WORK TO DO
Without the pictures, output the lines of the material from the very first through the one that holds "import seaborn as sns".

---- GIVEN DATA

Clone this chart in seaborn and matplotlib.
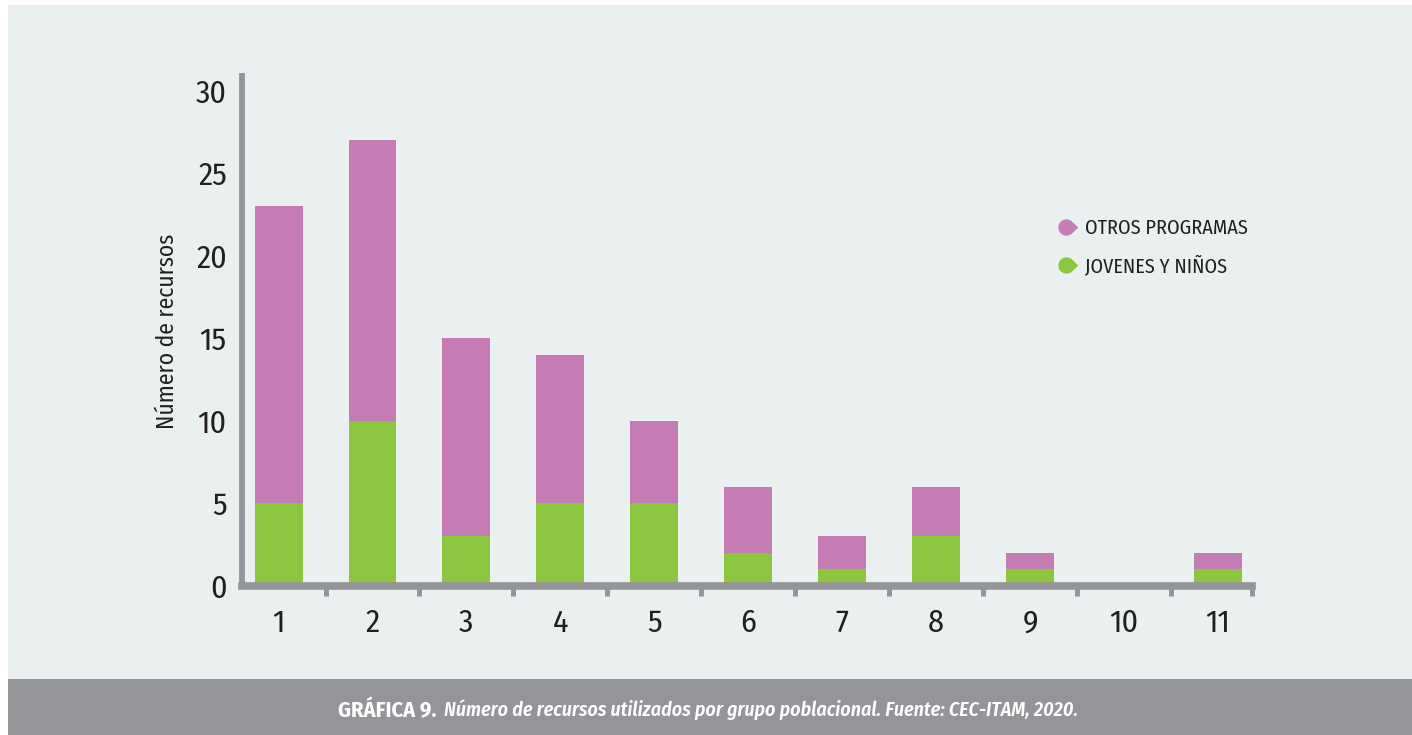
import matplotlib
matplotlib.use("Agg")
import matplotlib.pyplot as plt
import matplotlib.path as mpath
from matplotlib import font_manager
from matplotlib.lines import Line2D
from matplotlib.patches import Rectangle
from matplotlib.ticker import FixedLocator
import numpy as np
import seaborn as sns

# Data: resources used per population group
categories = ["1", "2", "3", "4", "5", "6", "7", "8", "9", "10", "11"]
jovenes_ninos = [5, 10, 3, 5, 5, 2, 1, 3, 1, 0, 1]
otros_programas = [18, 17, 12, 9, 5, 4, 2, 3, 1, 0, 1]
y_ticks = [0, 5, 10, 15, 20, 25, 30]
series_labels = ["OTROS PROGRAMAS", "JOVENES Y NIÑOS"]
y_label = "Número de recursos"
caption_head = "GRÁFICA 9."
caption_body = "Número de recursos utilizados por grupo poblacional. Fuente: CEC-ITAM, 2020."

PINK = "#C57BB3"
GREEN = "#8CC63F"
PANEL = "#EAF0F0"
GREY = "#939598"
INK = "#231F20"

sns.set_theme(style="white")
available = {f.name for f in font_manager.fontManager.ttflist}
for fam in ["Fira Sans Condensed", "PT Sans Narrow", "Roboto Condensed",
            "Open Sans Condensed", "Liberation Sans Narrow"]:
    if fam in available:
        break
else:
    fam = "DejaVu Sans"
plt.rcParams["font.family"] = [fam, "DejaVu Sans"]

W, H = 1412, 735
fig = plt.figure(figsize=(W / 100, H / 100), dpi=100, facecolor="white")

# Light panel and grey caption band
fig.patches.append(Rectangle((8 / W, 56 / H), 1 - 8 / W, 1 - 5 / H - 56 / H,
                             transform=fig.transFigure, facecolor=PANEL,
                             edgecolor="none", zorder=-2))
fig.patches.append(Rectangle((8 / W, 0), 1 - 8 / W, 56 / H,
                             transform=fig.transFigure, facecolor=GREY,
                             edgecolor="none", zorder=-2))

ax = fig.add_axes([242 / W, 149 / H, (1252 - 242) / W, 510 / H])
ax.set_facecolor("none")

# Stacked bars: full height in pink, the young-people share in green on top
totals = [j + o for j, o in zip(jovenes_ninos, otros_programas)]
sns.barplot(x=categories, y=totals, order=categories, color=PINK,
            saturation=1, width=0.51, linewidth=0, ax=ax, zorder=2)
sns.barplot(x=categories, y=jovenes_ninos, order=categories, color=GREEN,
            saturation=1, width=0.51, linewidth=0, ax=ax, zorder=2)

ax.set_xlim(-0.389, 10.362)
ax.set_ylim(0, 30.9)
ax.set_yticks(y_ticks)
ax.set_yticklabels([str(v) for v in y_ticks])
ax.set_xlabel("")

# Separator ticks between categories and at the end of the axis
ax.xaxis.set_minor_locator(FixedLocator(list(np.arange(0.5, 10, 1.0)) + [10.362]))
ax.tick_params(axis="x", which="minor", bottom=True, length=7, width=3.6,
               color=GREY, direction="out")
ax.tick_params(axis="x", which="major", length=0, pad=16, labelsize=23,
               labelcolor=INK)
ax.tick_params(axis="y", which="major", left=False, length=0, pad=11,
               labelsize=23, labelcolor=INK)

for side in ("top", "right"):
    ax.spines[side].set_visible(False)
ax.spines["left"].set_color(GREY)
ax.spines["left"].set_linewidth(4.2)
ax.spines["bottom"].set_color(GREY)
ax.spines["bottom"].set_linewidth(5.5)

ax.set_ylabel(y_label, fontsize=17, color=INK)
ax.yaxis.set_label_coords(-0.063, 0.5)

# Drop-shaped legend markers
arc = mpath.Path.arc(45, 315)
verts = list(arc.vertices) + [(1.45, 0.0), tuple(arc.vertices[0])]
codes = list(arc.codes) + [mpath.Path.LINETO, mpath.Path.CLOSEPOLY]
drop = mpath.Path(verts, codes)

handles = [
    Line2D([], [], linestyle="none", marker=drop, markersize=17,
           markerfacecolor=PINK, markeredgecolor="none"),
    Line2D([], [], linestyle="none", marker=drop, markersize=17,
           markerfacecolor=GREEN, markeredgecolor="none"),
]
leg = fig.legend(handles, series_labels, loc="center left",
                 bbox_to_anchor=(1046 / W, 1 - 247 / H), frameon=False,
                 fontsize=14.5, handletextpad=0.35, labelspacing=0.85,
                 handlelength=1.2, borderaxespad=0)
for t in leg.get_texts():
    t.set_color(INK)

# Caption band text, both parts on one baseline
cy = 1 - 717 / H
fig.text(437 / W, cy, caption_head, ha="right", va="baseline", color="white",
         fontsize=16, fontweight="bold")
fig.text(444 / W, cy, caption_body, ha="left", va="baseline", color="white",
         fontsize=14.3, fontweight=600, fontstyle="italic")

fig.savefig("out.png", dpi=100, facecolor="white")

--------

RESULT OF THIS EXERCISE
Clone this chart in seaborn and matplotlib.
import matplotlib
matplotlib.use("Agg")
import matplotlib.pyplot as plt
import matplotlib.path as mpath
from matplotlib import font_manager
from matplotlib.lines import Line2D
from matplotlib.patches import Rectangle
from matplotlib.ticker import FixedLocator
import numpy as np
import seaborn as sns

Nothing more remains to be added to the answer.